Teu convite expresso na carta se tornou já parte de meus pensamentos: “Vamos viver, menino, vamos viver. Há vida. Vamos viver.” – Mas estou cansado, e isto não é novidade [...]
Segunda-feira, 07 de dezembro (24 dias para 2010)
A novidade é que uma tia morreu e isso foi a melhor coisa que aconteceu com ela. Há ano ela perdera a expressão humana para usar as feições medievalistas retratadas em iluminuras do século XIV. Hoje a morte tem para mim o seu aspecto: face encovada, cabelos grisalhos, olhos espantados e a magreza judia do holocausto... é a Grande-Mãe trazendo seus filhos para seu ventre!
Sabá também morreu. E pude assistir a vida esvanecer daquele corpo ordinário que os gatos e as pessoas têm em comum. Estive realmente triste, pois perdi minha companheira de chuva e sua espera paciente à porta do banheiro enquanto eu banhava – ainda mantenho o hábito de não pisar no tapete para secar os passos; mas sei que em breve perderei este cuidado. Passou. Foram sete anos, mas passou.

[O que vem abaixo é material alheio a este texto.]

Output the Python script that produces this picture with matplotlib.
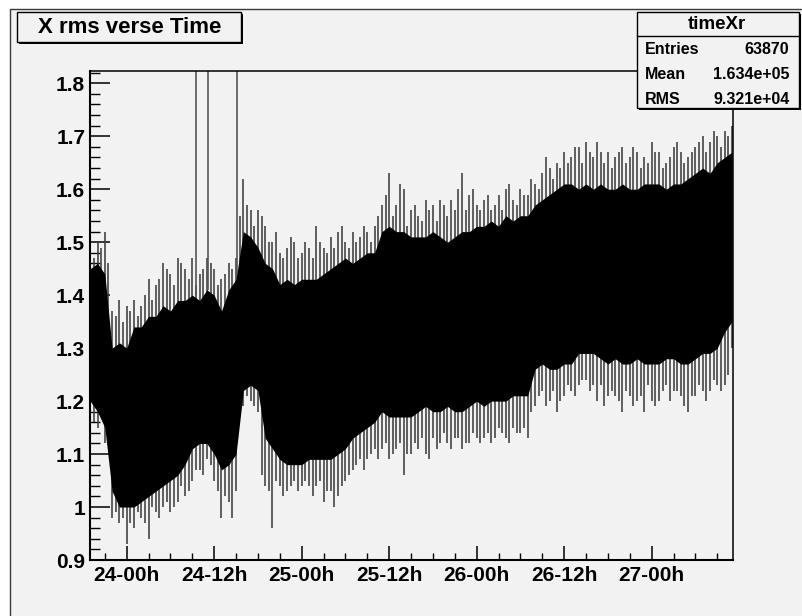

Não queria terminar esta carta com visões mortíferas ou alusões à finitude ou a temporalidade do agora. Mas assim é a existência, um vertiginoso voltear de chegadas e partidas.
A proximidade de nossos abraços,
Joaquim Neto
4 comentários:
Cara, eu tô encantado com tuas palavras! Você escreve muito bem!
Meus parabéns!!
Me sinto íntima lendo a sua carta...
Um beijo,
Roberta.
P.S. A Roda da Fortuna nunca está parada. Seja o que for o seu presente, está em constante mutação, porque nada é permanente!
Parabéns, adorei o blog.
E sua foto me lembra caio fernando abreu.